In Fond Memory of my Beloved Uncle

“My daugts! Having fun, huh!”

Those doting words full of love and affection still ring in my ears loud and clear, even though it’s been close to a decade now.

I grew up in a joint family where the concept of family is not just limited to parents and siblings. Besides parents, my family constituted my aunts, uncles, grandparents, and cousins – a total of 17 people. Uncles here are my father’s brothers and aunts, their wives. We lived together under one roof sharing common bathrooms, toilets and a common kitchen.

Subsequently, as we grew up the family progressively became smaller due to various reasons. Contributing events include an uncle being transferred to another city and moving out with his family; another uncle moving out to a different house with his wife after he got married; grandparents passing away.

Most of these events however happened after I had completed school and had stepped into college. As a result I have experienced the adventure and fun of being in a large family for a significant part of my life. Life is all ironies given that I live all alone now – not something I had even remotely anticipated.

And, with my generation of the family moving out and settling with jobs in other parts of the country, there are just four people living in our house in Shillong – my parents, an uncle and an aunt. The rest of us are reduced to being just occasional visitors.

A direct consequence of living together has been the bond that we cousins share – the five girls of the family are like own sisters rather than cousins. Circumstances in the past few years have brought in a little distance between us as we don’t get to catch up often. However, in our heart of hearts our love for each other remains the same.

The best memories of our cousins together are those that we have spent in Kolkata. My uncle had retired from his job and settled down with his family – my aunt and two cousins – in an apartment in the South of Kolkata. At the same time, I had also moved to Kolkata with a job and lived with my sister in the North of Kolkata. The youngest cousin was doing her MBA from an institute in Kolkata and she stayed with us too.

So, three of us stayed in the North and two of them stayed in the South.  Notwithstanding the 23 Km. between us, the five of us would spend a considerable amount of time together. Much of that was spent in my uncle’s house. Living at two ends of the metropolis hardly bothered us. The five of us together meant the world to us. We would cancel our meetings with friends and other engagements to just be together because being together used to be the greatest fun of all.

 This is the only picture I have of us with a nephew, me missing in the frame though as I was clicking. Those were pre-digital days and tonnes of printed pictures are safely stored back home.

Those years were fantastic and definitely belong to the bucket where I store the best days of my life.

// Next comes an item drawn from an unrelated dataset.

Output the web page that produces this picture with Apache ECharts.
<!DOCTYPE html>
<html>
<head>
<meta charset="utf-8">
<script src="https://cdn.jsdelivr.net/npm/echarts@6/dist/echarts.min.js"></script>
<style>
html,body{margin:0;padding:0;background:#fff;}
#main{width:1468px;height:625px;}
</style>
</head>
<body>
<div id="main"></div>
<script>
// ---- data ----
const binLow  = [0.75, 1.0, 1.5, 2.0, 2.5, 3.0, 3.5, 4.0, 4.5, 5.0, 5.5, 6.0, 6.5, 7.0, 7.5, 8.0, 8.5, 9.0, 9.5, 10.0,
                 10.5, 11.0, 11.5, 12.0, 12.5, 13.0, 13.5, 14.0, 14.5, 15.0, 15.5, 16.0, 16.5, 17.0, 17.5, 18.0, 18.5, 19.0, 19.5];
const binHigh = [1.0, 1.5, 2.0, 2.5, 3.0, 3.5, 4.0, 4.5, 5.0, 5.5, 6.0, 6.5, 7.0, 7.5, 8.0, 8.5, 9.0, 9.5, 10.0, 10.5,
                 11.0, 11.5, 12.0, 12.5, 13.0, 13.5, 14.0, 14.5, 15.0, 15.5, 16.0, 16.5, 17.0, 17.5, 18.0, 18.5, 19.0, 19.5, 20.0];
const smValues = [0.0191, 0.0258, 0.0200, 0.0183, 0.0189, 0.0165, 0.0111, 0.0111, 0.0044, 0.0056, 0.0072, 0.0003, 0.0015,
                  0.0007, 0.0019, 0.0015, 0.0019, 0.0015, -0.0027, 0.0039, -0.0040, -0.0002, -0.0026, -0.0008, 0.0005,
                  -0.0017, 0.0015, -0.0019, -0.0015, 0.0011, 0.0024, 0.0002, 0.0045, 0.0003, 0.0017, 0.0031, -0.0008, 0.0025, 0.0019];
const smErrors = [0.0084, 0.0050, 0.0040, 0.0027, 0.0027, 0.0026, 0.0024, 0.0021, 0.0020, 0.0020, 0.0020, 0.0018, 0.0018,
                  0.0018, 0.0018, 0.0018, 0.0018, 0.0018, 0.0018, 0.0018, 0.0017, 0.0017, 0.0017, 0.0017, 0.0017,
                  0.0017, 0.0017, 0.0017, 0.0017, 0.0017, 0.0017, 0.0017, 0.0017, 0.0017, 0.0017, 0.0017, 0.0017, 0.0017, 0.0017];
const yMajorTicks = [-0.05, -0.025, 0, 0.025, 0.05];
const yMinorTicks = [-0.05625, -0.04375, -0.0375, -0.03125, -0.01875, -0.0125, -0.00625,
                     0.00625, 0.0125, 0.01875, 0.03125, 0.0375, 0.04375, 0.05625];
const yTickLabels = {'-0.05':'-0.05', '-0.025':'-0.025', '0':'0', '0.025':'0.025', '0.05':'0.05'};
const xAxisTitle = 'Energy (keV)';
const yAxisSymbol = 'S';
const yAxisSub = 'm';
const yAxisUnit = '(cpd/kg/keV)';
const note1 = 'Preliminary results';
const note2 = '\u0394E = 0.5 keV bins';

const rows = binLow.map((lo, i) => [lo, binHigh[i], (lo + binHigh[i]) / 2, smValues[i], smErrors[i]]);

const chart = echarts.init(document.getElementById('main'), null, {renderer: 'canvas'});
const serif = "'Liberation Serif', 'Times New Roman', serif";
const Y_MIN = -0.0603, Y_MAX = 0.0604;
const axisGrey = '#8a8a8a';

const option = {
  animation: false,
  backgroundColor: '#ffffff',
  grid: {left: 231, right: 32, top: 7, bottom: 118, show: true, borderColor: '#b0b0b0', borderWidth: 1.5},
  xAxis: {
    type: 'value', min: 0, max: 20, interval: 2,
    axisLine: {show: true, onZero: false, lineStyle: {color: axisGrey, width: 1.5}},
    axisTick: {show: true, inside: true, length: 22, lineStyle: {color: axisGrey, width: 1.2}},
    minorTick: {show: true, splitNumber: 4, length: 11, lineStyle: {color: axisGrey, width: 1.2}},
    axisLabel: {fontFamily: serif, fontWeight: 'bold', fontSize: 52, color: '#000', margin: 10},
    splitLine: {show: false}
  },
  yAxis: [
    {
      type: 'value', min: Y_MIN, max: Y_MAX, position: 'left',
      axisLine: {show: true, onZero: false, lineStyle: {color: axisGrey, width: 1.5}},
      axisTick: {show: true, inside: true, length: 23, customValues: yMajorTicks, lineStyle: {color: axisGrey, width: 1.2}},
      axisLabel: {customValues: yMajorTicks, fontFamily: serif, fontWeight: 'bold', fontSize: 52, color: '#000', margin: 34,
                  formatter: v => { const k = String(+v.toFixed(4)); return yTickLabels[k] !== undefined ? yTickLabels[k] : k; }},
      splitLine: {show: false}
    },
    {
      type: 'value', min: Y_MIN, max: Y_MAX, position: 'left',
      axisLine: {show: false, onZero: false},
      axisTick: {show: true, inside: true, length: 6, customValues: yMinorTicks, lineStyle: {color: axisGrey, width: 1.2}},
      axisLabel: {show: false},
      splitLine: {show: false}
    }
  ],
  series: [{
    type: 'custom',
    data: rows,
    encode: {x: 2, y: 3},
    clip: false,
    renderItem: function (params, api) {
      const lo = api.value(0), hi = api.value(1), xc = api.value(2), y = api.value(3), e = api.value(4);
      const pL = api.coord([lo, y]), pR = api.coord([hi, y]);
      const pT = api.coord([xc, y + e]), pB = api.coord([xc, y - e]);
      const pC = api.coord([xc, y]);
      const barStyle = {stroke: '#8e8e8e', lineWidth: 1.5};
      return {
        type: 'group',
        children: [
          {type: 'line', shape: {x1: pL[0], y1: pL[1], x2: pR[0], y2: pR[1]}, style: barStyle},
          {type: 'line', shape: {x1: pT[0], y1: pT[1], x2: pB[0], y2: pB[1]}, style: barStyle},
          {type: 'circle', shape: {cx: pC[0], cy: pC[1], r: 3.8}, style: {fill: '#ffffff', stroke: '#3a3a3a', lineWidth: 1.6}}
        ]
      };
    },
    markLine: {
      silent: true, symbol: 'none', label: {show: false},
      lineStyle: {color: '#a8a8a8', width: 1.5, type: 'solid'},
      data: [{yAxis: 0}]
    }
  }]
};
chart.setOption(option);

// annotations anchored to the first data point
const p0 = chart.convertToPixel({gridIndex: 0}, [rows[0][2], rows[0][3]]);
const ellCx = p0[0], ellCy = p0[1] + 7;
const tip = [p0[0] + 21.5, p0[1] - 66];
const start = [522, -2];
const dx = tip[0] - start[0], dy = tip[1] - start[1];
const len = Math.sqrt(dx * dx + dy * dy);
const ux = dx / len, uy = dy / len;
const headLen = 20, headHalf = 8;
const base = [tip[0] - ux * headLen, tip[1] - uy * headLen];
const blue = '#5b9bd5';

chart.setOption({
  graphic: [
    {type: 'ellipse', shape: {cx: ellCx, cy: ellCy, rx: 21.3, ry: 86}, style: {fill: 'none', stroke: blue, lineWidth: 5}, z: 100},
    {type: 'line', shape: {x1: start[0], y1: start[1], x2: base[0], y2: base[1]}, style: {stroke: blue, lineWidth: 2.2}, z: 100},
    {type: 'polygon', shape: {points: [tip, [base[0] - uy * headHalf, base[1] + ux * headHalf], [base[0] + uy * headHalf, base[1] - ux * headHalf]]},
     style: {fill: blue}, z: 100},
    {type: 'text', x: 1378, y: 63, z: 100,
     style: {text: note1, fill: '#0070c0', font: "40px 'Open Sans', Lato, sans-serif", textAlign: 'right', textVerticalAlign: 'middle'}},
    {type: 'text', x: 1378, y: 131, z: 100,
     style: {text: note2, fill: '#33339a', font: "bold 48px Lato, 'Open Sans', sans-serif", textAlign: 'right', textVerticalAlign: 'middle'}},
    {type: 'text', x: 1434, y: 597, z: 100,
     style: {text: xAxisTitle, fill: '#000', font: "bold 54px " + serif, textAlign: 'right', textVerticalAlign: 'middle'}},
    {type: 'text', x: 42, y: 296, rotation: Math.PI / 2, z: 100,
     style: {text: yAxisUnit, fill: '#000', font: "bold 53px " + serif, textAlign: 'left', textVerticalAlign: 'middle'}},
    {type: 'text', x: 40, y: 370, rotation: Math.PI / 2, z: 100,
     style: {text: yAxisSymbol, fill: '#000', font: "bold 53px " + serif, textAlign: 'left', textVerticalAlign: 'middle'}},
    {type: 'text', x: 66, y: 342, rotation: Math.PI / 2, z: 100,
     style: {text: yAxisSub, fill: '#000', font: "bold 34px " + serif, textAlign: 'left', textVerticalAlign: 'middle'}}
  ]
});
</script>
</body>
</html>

It was all about mindless conversations and incessant laughter; about making fun of the idiosyncrasies of other family members, giving them names; and endless repetitions of the same gossips running late into the nights. The five of us would cuddle together in one big bed and spend the night together even if that meant being uncomfortably sandwiched with each other.

Our laughter was contagious and my uncle would sporadically make his appearance saying the same thing in various ways.

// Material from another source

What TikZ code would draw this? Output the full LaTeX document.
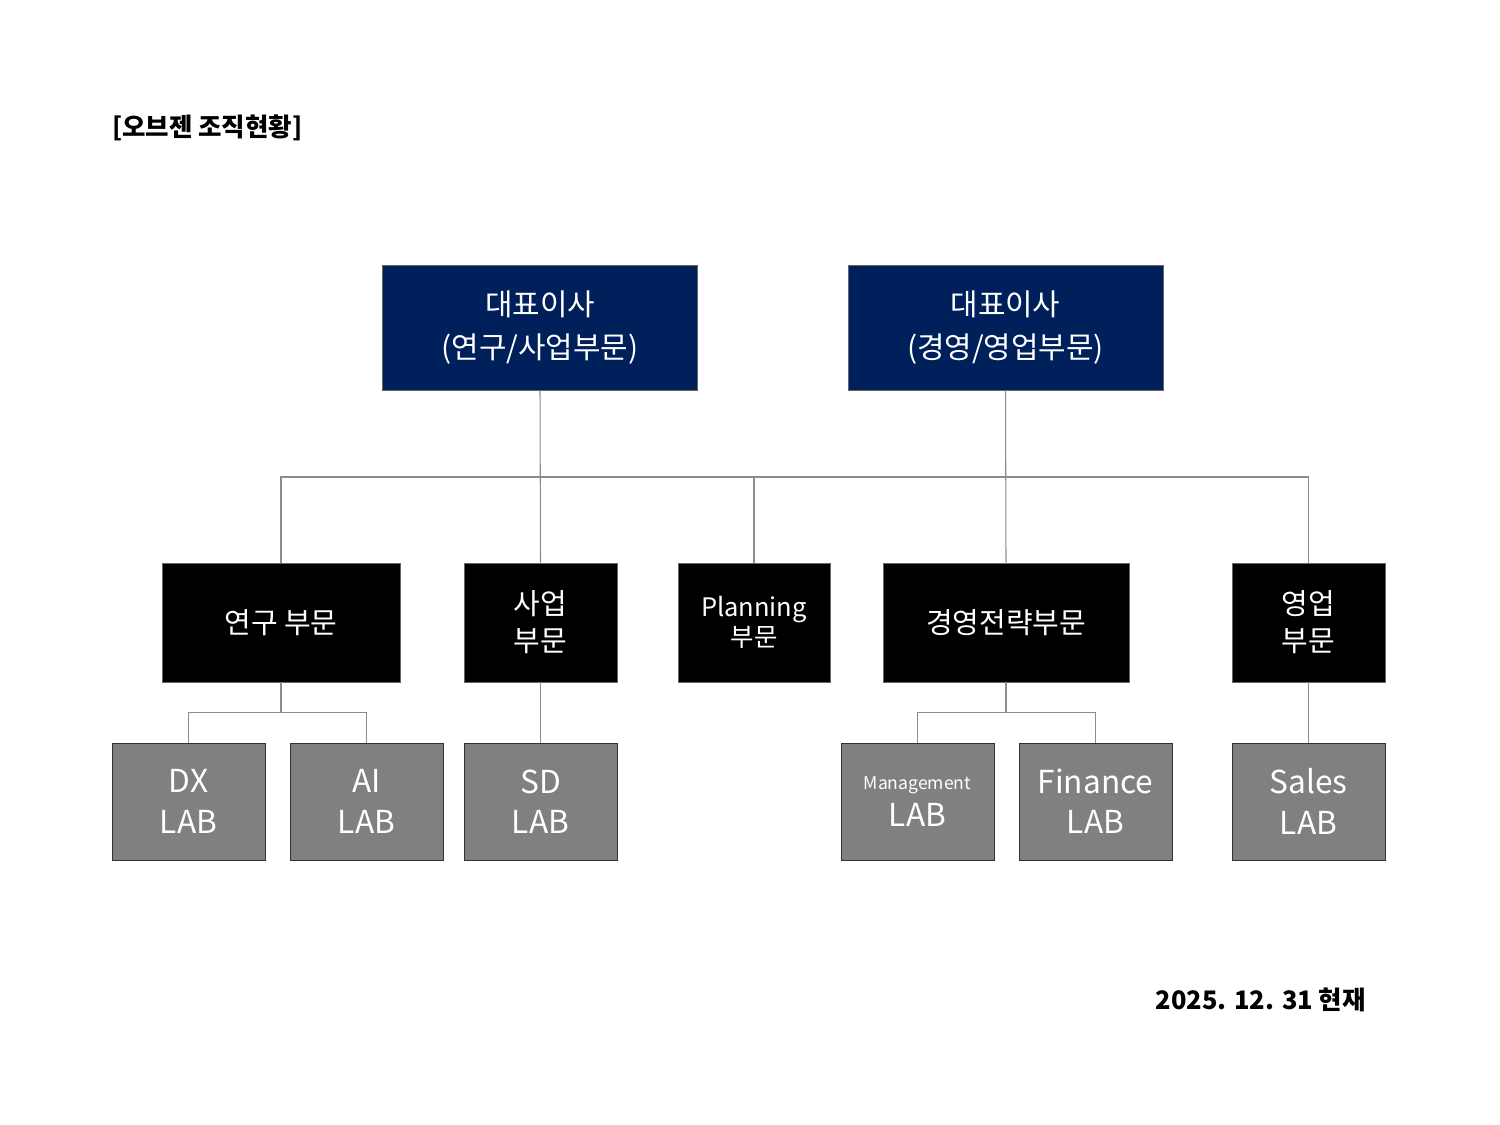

“My daughts…enjoying huh!”

Daughts is what he would lovingly call us, meaning daughters. And we would laugh even more seeing him peeping into the room every now and then.

One of the cousins loved cooking and we were her guinea pigs whether we liked it or not. On the days of her experiments, my uncle would be seen making several trips to the local market to get all the special ingredients.

Often, we would go on long drives in the car that belonged to one of us much to the amusement of Kuddus, our driver, who enjoyed just as much, though he had no choice whatsoever.

Then there were festivals, especially Durga Pujas. The Durga Pujas that we spent together were the best! No other Durga Puja before or after that has been the same. Dressing up and pandal hopping all over Kolkata ignoring the profuse sweating in the tropical humid weather or walking the muddy lanes when it rained. Then coming back to the apartment and enjoying the gala celebrations of song and dance all night long from the privacy of our very own balcony.  My uncle’s flat was the only one that would always fall within the closed enclosure of the apartment Durga Puja Pandal, much to the envy of all the neighbours.

Those days are clearly some of the best days of my life!

My uncle passed away nearly a decade back and ever since the daughts haven’t been the same anymore.

(And, I realized that in the absence of digital pictures, I don’t have a single picture of my uncle.)